Elle dispense aujourd’hui plusieurs formations. J’ai moi-même suivi l’une des premières, une formation destinée aux cadres de l’Église. Elle visait avant tout une sensibilisation très forte aux violences et enseignait la marche à suivre lorsqu’on a connaissance de faits. Il existe aussi une formation pour les pasteurs, et nous devons la faire connaître pour qu’ils puissent s’y inscrire.

 

Au-delà des violences à caractère sexuel, les pasteurs, et pas seulement dans notre région, évoquent parfois des comportements agressifs des présidents de CP à leur égard. Comment pouvons-nous les prévenir ?

Il n’y a pas de solution miracle mais l’important est évidemment d’en parler, pas seulement à un proche, mais à notre Église. Pour que ces violences puissent s’arrêter, il faut que la structure institutionnelle connaisse ces agissements, il faut qu’une parole d’autorité dise que c’est inadmissible et demande aux personnes de revenir aux règles de fonctionnement de notre Église. Il n’y a pas de domination possible, ce n’est pas notre fonctionnement. On le voit par exemple lors des synodes : toutes les voix sont égales.

 

Les protestants se sont parfois montrés surpris que des violences sexuelles surviennent dans leur Église…

Il n’existe pas de raisons pour lesquelles nous aurions pu être exempts de ces comportements : c’est une réalité qui traverse tous les milieux de la société. J’y associe d’ailleurs les questions d’abus : abus d’autorité et abus spirituels. Ces questions nous touchent aussi. Car du fait de notre organisation, nous assumons des postures de responsabilité, donc de pouvoir, et ce pouvoir peut donner lieu à des déviances, des dérives vers des comportements malsains. À force de voir ces affaires révélées et publiées, il faut que les personnes en situation d’autorité soient conscientes de ces abus. Il faut aussi que les victimes soient plus écoutées, qu’on leur accorde plus de crédit et d’attention, pour qu’elles puissent reprendre confiance car la plupart du temps, de nombreux liens ont été brisés et il faut les reconstruire. Or, ça ne peut se faire sans qu’elles soient pleinement reconnues.

 

Dans le livret En Église contre les atteintes aux personnes, l’EPUdF rappelle les repères et conduites à tenir dans les situations de harcèlement, discrimination, abus de pouvoir ou violence :

Que faire si vous êtes victime, que vous soyez membre de l’Église ou pasteur ?

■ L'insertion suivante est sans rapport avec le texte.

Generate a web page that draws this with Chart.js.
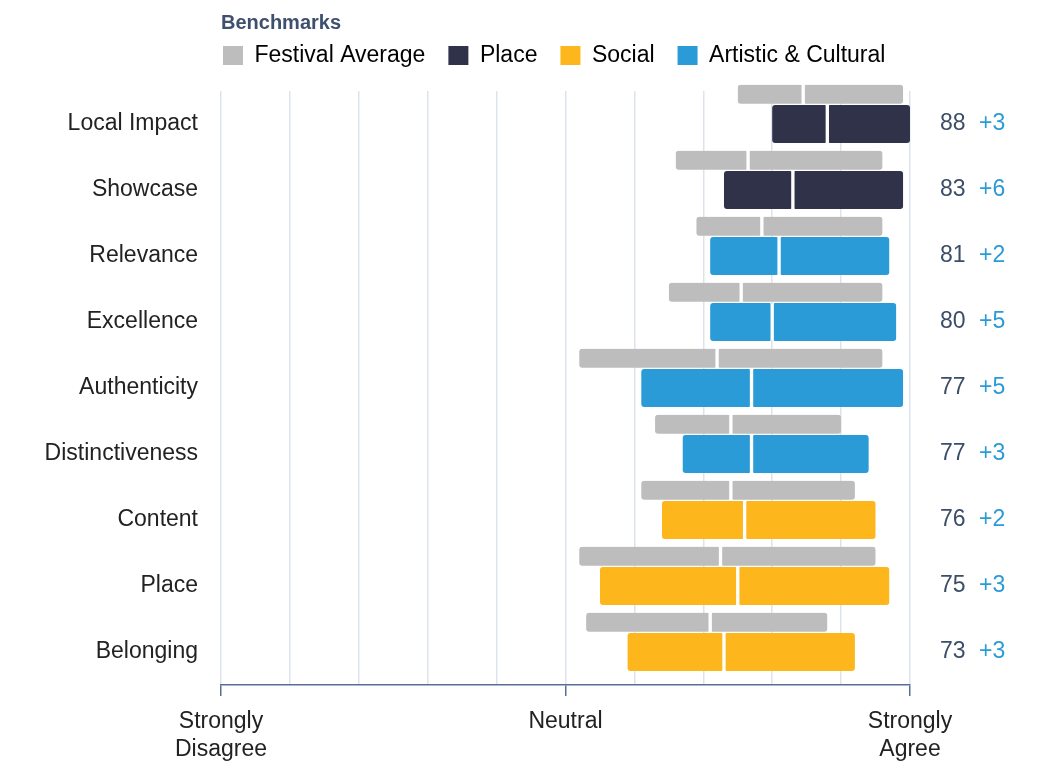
<!DOCTYPE html>
<html>
<head>
<meta charset="utf-8">
<title>Benchmarks</title>
<style>
  html, body { margin: 0; padding: 0; background: #fff; }
  canvas { display: block; }
</style>
<script src="https://cdn.jsdelivr.net/npm/chart.js@4/dist/chart.umd.min.js"></script>
</head>
<body>
<canvas id="benchmarkChart" width="1039" height="762"></canvas>
<script>
// categories, top to bottom
const categories = ["Local Impact", "Showcase", "Relevance", "Excellence", "Authenticity",
  "Distinctiveness", "Content", "Place", "Belonging"];
const groups = ["Place", "Place", "Artistic & Cultural", "Artistic & Cultural", "Artistic & Cultural",
  "Artistic & Cultural", "Social", "Social", "Social"];

// this festival: range and median score
const scoreLow = [80, 73, 71, 71, 61, 67, 64, 55, 59];
const scores = [88, 83, 81, 80, 77, 77, 76, 75, 73];
const scoreHigh = [100, 99, 97, 98, 99, 94, 95, 97, 92];

// festival average benchmark: range and median
const avgLow = [75, 66, 69, 65, 52, 63, 61, 52, 53];
const avgMid = [84.5, 76.5, 78.5, 75.5, 72, 74, 74, 72.5, 71];
const avgHigh = [99, 96, 96, 96, 96, 90, 92, 95, 88];

const diffs = [3, 6, 2, 5, 5, 3, 2, 3, 3];

const legendNames = ["Festival Average", "Place", "Social", "Artistic & Cultural"];
const xTickValues = [0, 50, 100];
const xTickLabels = [["Strongly", "Disagree"], "Neutral", ["Strongly", "Agree"]];

const colors = {
  "Festival Average": "#bdbdbd",
  "Place": "#2f3249",
  "Social": "#fdb71c",
  "Artistic & Cultural": "#2b9bd8"
};
const axisColor = "#566f94";
const gridColor = "#dde3ec";
const textColor = "#222";

Chart.defaults.font.family = "'Liberation Sans', Arial, Helvetica, sans-serif";
Chart.defaults.font.size = 23;
Chart.defaults.color = textColor;

function segment(from, to, shift) {
  return categories.map((c, i) => ({ x: [from[i], to[i]], y: i + shift }));
}

const barColors = groups.map(g => colors[g]);
const avgShift = -0.45;

const common = {
  grouped: false,
  borderSkipped: false,
  borderColor: "#fff",
  borderRadius: 3,
  clip: false
};

const rowTicks = axis => { axis.ticks = categories.map((c, i) => ({ value: i })); };

const rowAxis = {
  type: "linear",
  reverse: true,
  offset: false,
  min: -0.5,
  max: 8.5,
  afterBuildTicks: rowTicks,
  grid: { display: false, drawTicks: false },
  border: { display: false }
};

// legend sits over the plot's left edge, under the title
const legendShift = {
  id: "legendShift",
  afterLayout(chart) {
    const lg = chart.legend;
    const dx = chart.chartArea.left + 2 - lg.options.labels.padding - lg.left;
    lg.left += dx;
    lg.right += dx;
    lg.top -= 14;
    lg.bottom -= 14;
  }
};

new Chart(document.getElementById("benchmarkChart"), {
  type: "bar",
  data: {
    datasets: [
      Object.assign({
        label: "Festival Average",
        data: segment(avgLow, avgMid, avgShift),
        backgroundColor: colors["Festival Average"],
        borderWidth: { top: 0, right: 2, bottom: 0, left: 0 },
        barThickness: 19
      }, common),
      Object.assign({
        label: "Festival Average (upper)",
        data: segment(avgMid, avgHigh, avgShift),
        backgroundColor: colors["Festival Average"],
        borderWidth: { top: 0, right: 0, bottom: 0, left: 2 },
        barThickness: 19
      }, common),
      Object.assign({
        label: "Score",
        data: segment(scoreLow, scores, 0),
        backgroundColor: barColors,
        borderWidth: { top: 0, right: 2, bottom: 0, left: 0 },
        barThickness: 38
      }, common),
      Object.assign({
        label: "Score (upper)",
        data: segment(scores, scoreHigh, 0),
        backgroundColor: barColors,
        borderWidth: { top: 0, right: 0, bottom: 0, left: 2 },
        barThickness: 38
      }, common)
    ]
  },
  options: {
    indexAxis: "y",
    responsive: false,
    animation: false,
    events: [],
    layout: { padding: 0 },
    scales: {
      x: {
        type: "linear",
        min: 0,
        max: 100,
        afterFit: axis => { axis.height = 77; },
        ticks: {
          stepSize: 10,
          autoSkip: false,
          maxRotation: 0,
          padding: 12,
          color: textColor,
          callback: v => {
            const k = xTickValues.indexOf(v);
            return k >= 0 ? xTickLabels[k] : "";
          }
        },
        grid: {
          color: gridColor,
          lineWidth: 1.5,
          drawTicks: true,
          tickLength: 11,
          tickWidth: 1.5,
          tickColor: ctx => (ctx.tick && xTickValues.includes(ctx.tick.value)) ? axisColor : "rgba(0,0,0,0)"
        },
        border: { display: true, color: axisColor, width: 1.5 }
      },
      y: Object.assign({}, rowAxis, {
        position: "left",
        afterFit: axis => { axis.width = 221; },
        ticks: { autoSkip: false, padding: 23, color: textColor, callback: v => categories[v] }
      }),
      yScore: Object.assign({}, rowAxis, {
        position: "right",
        weight: 1,
        afterFit: axis => { axis.width = 56; },
        ticks: { autoSkip: false, padding: 30, color: "#3c4d68", callback: v => String(scores[v]) }
      }),
      yDiff: Object.assign({}, rowAxis, {
        position: "right",
        weight: 2,
        afterFit: axis => { axis.width = 73; },
        ticks: { autoSkip: false, padding: 13, color: colors["Artistic & Cultural"], callback: v => "+" + diffs[v] }
      })
    },
    plugins: {
      tooltip: { enabled: false },
      title: {
        display: true,
        text: "Benchmarks",
        align: "start",
        fullSize: false,
        color: "#3e506e",
        font: { size: 20, weight: "bold" },
        padding: { top: 11, bottom: 0 }
      },
      legend: {
        display: true,
        position: "top",
        align: "start",
        labels: {
          boxWidth: 20,
          boxHeight: 19,
          padding: 23,
          color: textColor,
          font: { size: 23 },
          generateLabels: () => legendNames.map((name, i) => ({
            text: name,
            fillStyle: colors[name],
            strokeStyle: colors[name],
            lineWidth: 0,
            hidden: false,
            datasetIndex: i
          }))
        }
      }
    }
  },
  plugins: [legendShift]
});
</script>
</body>
</html>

  • J’ose une parole à un proche ou à une personne de confiance.
  • Je porte plainte auprès de la justice.
  • Je prends contact avec la cellule indépendante mise en place par l’Église : 06 24 83 73 02 ou contact@stopalaviolence.fr
  • Et/ou je prends contact avec le ou la président(e) du conseil régional, l’inspecteur ecclésiastique, la secrétaire générale.

Que faire si vous êtes témoin d’un comportement inapproprié ?

  • Dans l’instant où cela a lieu, j’ose dire à la personne que ce n’est pas acceptable.
  • Dans l’après-coup, je dois aussi témoigner auprès des instances sollicitées.
  • Je manifeste ainsi que je suis solidaire de la personne qui a été abusée, discriminée ou harcelée.
  • Si la victime est mineure, je dois moi-même signaler les faits à la justice (pour contacter la police, composez le 17, Allô enfance maltraitée au 119, Violences faites aux femmes au 3919).

L’Église a le souci premier des victimes. Elle est également attentive à ne pas ostraciser une personne mise en cause. Toutes les parties prenantes ont besoin d’être accompagnées.